▶ [WRITTEN REQUEST]
Among the records that follow, find the line with "Write a Python" and the line with "fig = go.Figure()". Set down those lines and all lines between them exactly, without adding anything.

▶ [AVAILABLE DATA]
——

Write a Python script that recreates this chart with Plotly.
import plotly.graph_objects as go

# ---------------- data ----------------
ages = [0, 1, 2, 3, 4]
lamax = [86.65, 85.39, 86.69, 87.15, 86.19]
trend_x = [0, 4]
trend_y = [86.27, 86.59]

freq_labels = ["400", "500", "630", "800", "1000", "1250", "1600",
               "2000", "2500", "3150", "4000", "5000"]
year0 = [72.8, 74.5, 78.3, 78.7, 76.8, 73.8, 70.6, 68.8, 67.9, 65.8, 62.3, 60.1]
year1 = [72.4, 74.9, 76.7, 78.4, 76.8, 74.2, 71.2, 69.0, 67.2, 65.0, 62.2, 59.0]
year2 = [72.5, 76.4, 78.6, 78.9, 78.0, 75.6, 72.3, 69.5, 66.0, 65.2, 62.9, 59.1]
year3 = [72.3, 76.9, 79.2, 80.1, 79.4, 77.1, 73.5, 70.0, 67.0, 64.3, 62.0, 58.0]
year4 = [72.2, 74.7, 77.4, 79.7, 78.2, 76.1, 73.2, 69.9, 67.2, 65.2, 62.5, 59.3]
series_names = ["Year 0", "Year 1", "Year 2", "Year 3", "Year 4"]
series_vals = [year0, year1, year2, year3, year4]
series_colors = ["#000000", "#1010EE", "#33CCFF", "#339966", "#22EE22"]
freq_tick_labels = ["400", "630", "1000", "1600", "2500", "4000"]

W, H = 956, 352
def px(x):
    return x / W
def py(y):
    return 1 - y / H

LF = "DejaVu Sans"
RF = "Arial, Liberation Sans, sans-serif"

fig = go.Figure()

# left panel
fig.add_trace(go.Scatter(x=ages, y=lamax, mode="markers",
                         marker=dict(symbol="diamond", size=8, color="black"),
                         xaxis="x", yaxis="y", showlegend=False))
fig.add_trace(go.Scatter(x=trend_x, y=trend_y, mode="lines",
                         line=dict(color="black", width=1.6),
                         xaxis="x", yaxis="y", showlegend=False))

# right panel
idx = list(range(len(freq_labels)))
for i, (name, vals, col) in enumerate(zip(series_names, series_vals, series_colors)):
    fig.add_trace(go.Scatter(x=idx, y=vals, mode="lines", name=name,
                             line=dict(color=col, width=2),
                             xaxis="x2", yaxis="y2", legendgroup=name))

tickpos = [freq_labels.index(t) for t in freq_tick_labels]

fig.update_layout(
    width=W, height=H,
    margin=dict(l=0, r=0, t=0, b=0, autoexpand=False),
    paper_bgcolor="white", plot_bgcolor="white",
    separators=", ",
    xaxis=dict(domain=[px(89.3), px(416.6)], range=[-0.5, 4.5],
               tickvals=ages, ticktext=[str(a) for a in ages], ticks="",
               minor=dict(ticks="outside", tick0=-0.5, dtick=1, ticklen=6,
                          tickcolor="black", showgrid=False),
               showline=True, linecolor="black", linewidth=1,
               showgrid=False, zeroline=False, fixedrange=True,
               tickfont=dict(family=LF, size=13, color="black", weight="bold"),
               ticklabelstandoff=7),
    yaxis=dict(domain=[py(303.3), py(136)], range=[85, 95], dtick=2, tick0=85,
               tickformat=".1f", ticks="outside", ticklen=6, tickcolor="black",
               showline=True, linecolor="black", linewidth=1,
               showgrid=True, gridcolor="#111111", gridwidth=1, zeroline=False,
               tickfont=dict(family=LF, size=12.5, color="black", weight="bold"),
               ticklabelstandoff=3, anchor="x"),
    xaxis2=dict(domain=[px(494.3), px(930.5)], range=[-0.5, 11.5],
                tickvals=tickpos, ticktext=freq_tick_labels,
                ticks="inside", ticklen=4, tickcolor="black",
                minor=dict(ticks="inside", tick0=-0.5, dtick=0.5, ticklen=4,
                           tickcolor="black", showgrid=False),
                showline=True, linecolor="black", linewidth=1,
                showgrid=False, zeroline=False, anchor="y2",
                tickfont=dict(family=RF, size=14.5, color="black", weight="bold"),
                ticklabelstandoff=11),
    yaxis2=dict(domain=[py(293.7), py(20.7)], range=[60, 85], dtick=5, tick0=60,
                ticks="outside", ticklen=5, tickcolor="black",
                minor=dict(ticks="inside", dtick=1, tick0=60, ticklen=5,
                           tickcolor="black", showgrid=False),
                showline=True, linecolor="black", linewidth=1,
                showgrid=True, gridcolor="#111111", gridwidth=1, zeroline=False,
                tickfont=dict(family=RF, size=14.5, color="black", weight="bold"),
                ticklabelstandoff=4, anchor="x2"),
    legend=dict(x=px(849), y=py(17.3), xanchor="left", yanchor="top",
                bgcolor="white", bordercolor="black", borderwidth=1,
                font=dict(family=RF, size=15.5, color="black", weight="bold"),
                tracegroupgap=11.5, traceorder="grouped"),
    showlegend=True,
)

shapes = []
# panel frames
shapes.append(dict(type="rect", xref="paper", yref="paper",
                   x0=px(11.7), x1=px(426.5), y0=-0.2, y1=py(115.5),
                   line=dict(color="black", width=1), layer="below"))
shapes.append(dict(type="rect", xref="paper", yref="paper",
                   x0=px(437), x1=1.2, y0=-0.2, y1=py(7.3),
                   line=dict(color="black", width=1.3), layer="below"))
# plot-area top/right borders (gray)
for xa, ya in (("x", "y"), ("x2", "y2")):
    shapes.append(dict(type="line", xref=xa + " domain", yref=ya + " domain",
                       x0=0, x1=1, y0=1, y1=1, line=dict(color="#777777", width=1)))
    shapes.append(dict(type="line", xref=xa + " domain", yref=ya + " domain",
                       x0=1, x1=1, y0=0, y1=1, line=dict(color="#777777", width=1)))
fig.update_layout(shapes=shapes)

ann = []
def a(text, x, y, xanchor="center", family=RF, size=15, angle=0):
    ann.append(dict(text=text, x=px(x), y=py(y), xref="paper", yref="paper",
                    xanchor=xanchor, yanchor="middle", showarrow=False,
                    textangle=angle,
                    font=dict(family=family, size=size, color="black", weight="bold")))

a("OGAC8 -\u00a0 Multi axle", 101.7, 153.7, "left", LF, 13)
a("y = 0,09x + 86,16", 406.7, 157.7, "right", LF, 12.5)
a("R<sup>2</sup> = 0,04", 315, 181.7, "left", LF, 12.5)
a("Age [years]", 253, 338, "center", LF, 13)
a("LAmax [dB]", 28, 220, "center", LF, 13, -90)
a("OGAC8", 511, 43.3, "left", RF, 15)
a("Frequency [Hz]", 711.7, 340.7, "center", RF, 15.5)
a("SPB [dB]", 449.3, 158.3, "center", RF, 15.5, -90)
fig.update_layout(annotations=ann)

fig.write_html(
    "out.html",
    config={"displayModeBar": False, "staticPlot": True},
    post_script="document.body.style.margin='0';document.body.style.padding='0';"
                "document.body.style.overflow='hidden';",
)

——

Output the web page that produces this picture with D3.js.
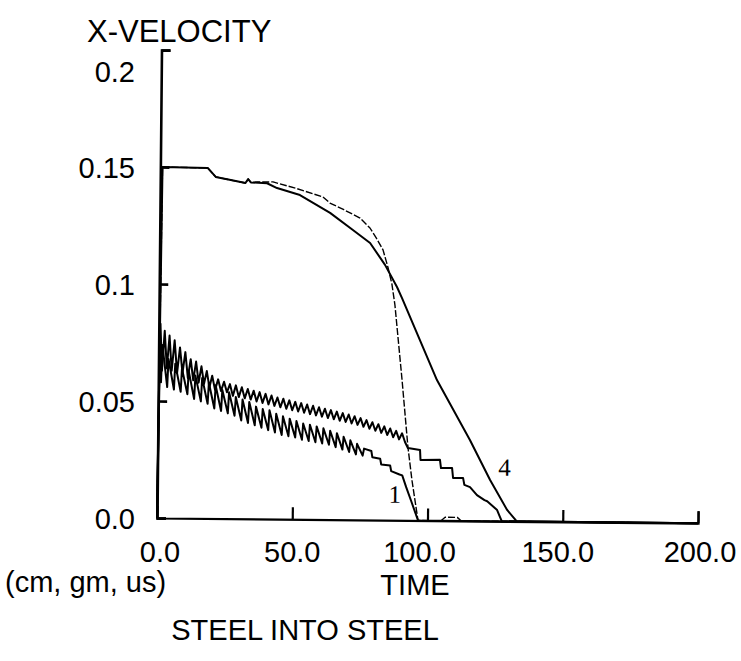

——

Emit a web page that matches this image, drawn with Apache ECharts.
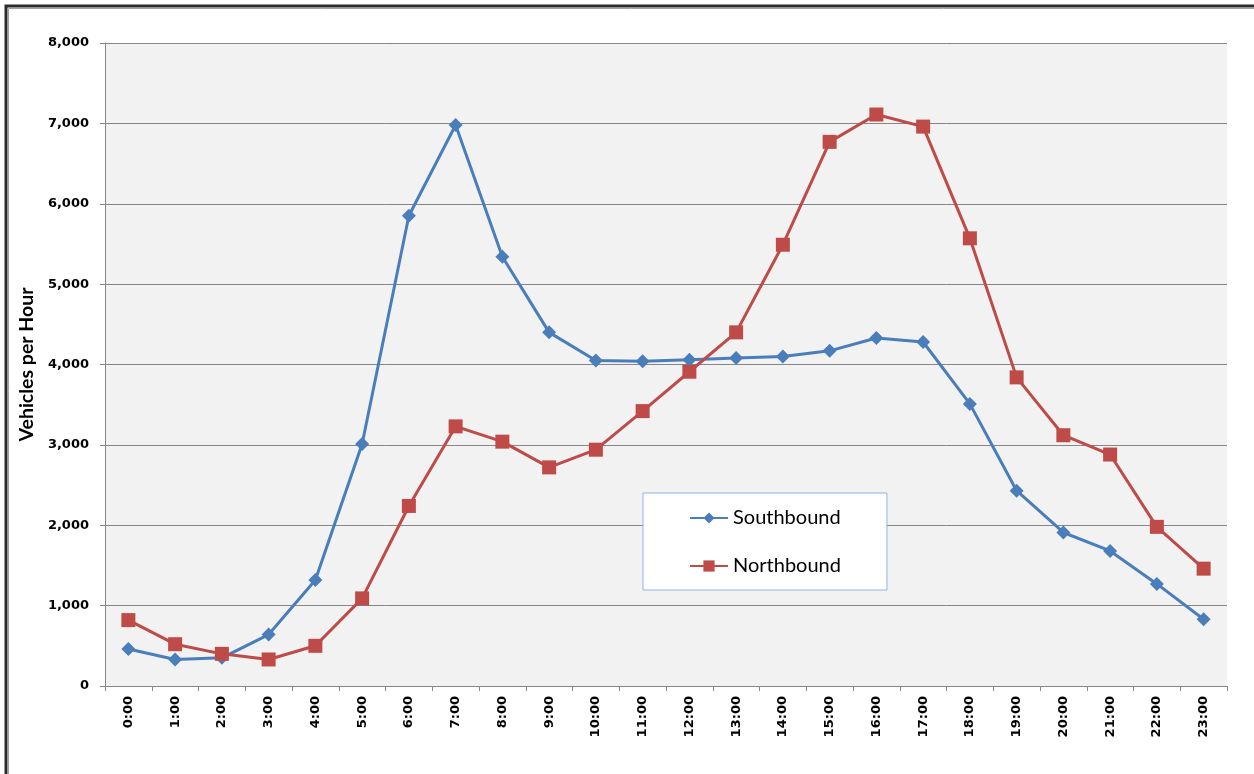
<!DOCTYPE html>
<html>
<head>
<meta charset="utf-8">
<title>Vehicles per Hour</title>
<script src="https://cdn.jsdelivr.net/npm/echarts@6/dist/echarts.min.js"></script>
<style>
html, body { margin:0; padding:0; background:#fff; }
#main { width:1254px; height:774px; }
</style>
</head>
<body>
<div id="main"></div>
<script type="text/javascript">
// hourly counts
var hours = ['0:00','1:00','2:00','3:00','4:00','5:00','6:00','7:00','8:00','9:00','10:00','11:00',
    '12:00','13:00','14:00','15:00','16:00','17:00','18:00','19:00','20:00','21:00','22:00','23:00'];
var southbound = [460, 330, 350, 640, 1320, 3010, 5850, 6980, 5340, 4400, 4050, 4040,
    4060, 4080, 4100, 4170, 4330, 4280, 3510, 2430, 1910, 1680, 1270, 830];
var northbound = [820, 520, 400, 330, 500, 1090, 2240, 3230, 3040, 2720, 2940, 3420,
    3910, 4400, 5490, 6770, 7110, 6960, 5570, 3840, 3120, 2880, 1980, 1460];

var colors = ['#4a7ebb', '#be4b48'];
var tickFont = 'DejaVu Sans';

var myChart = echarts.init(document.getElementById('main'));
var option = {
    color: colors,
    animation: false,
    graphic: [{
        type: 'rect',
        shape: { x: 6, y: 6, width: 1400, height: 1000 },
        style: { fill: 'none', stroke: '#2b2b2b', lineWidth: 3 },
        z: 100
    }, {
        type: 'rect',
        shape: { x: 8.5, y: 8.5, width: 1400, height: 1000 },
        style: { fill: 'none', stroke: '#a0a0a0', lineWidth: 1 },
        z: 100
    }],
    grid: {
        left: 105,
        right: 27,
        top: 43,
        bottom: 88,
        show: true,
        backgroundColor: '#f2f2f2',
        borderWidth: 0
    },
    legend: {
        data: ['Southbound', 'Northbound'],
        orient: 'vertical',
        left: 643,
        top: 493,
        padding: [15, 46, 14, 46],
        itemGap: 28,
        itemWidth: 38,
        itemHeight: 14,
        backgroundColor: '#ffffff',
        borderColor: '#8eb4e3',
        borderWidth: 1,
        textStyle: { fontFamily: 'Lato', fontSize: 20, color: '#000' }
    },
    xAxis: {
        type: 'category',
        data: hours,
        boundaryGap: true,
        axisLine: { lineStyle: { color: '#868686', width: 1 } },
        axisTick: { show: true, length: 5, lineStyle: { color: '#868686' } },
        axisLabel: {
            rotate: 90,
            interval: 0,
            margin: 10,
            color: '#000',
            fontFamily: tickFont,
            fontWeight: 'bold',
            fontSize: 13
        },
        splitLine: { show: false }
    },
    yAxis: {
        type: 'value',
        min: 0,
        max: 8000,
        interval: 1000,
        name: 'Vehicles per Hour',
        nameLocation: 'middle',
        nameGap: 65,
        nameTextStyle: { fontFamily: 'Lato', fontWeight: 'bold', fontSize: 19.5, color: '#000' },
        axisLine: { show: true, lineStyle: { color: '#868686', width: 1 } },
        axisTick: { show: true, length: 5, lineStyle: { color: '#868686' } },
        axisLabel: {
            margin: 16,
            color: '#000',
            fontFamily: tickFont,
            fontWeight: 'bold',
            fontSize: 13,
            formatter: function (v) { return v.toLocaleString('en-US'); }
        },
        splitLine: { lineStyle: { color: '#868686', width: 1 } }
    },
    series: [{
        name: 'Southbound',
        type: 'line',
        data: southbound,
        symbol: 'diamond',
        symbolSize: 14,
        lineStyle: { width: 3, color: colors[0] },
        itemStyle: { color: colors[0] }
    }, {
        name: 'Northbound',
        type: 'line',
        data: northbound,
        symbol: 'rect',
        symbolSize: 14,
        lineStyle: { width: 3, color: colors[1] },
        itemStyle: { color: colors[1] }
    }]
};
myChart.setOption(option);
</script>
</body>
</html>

——

▶ [COMPLETED TASK]
Write a Python script that recreates this chart with Plotly.
import plotly.graph_objects as go

# ---------------- data ----------------
ages = [0, 1, 2, 3, 4]
lamax = [86.65, 85.39, 86.69, 87.15, 86.19]
trend_x = [0, 4]
trend_y = [86.27, 86.59]

freq_labels = ["400", "500", "630", "800", "1000", "1250", "1600",
               "2000", "2500", "3150", "4000", "5000"]
year0 = [72.8, 74.5, 78.3, 78.7, 76.8, 73.8, 70.6, 68.8, 67.9, 65.8, 62.3, 60.1]
year1 = [72.4, 74.9, 76.7, 78.4, 76.8, 74.2, 71.2, 69.0, 67.2, 65.0, 62.2, 59.0]
year2 = [72.5, 76.4, 78.6, 78.9, 78.0, 75.6, 72.3, 69.5, 66.0, 65.2, 62.9, 59.1]
year3 = [72.3, 76.9, 79.2, 80.1, 79.4, 77.1, 73.5, 70.0, 67.0, 64.3, 62.0, 58.0]
year4 = [72.2, 74.7, 77.4, 79.7, 78.2, 76.1, 73.2, 69.9, 67.2, 65.2, 62.5, 59.3]
series_names = ["Year 0", "Year 1", "Year 2", "Year 3", "Year 4"]
series_vals = [year0, year1, year2, year3, year4]
series_colors = ["#000000", "#1010EE", "#33CCFF", "#339966", "#22EE22"]
freq_tick_labels = ["400", "630", "1000", "1600", "2500", "4000"]

W, H = 956, 352
def px(x):
    return x / W
def py(y):
    return 1 - y / H

LF = "DejaVu Sans"
RF = "Arial, Liberation Sans, sans-serif"

fig = go.Figure()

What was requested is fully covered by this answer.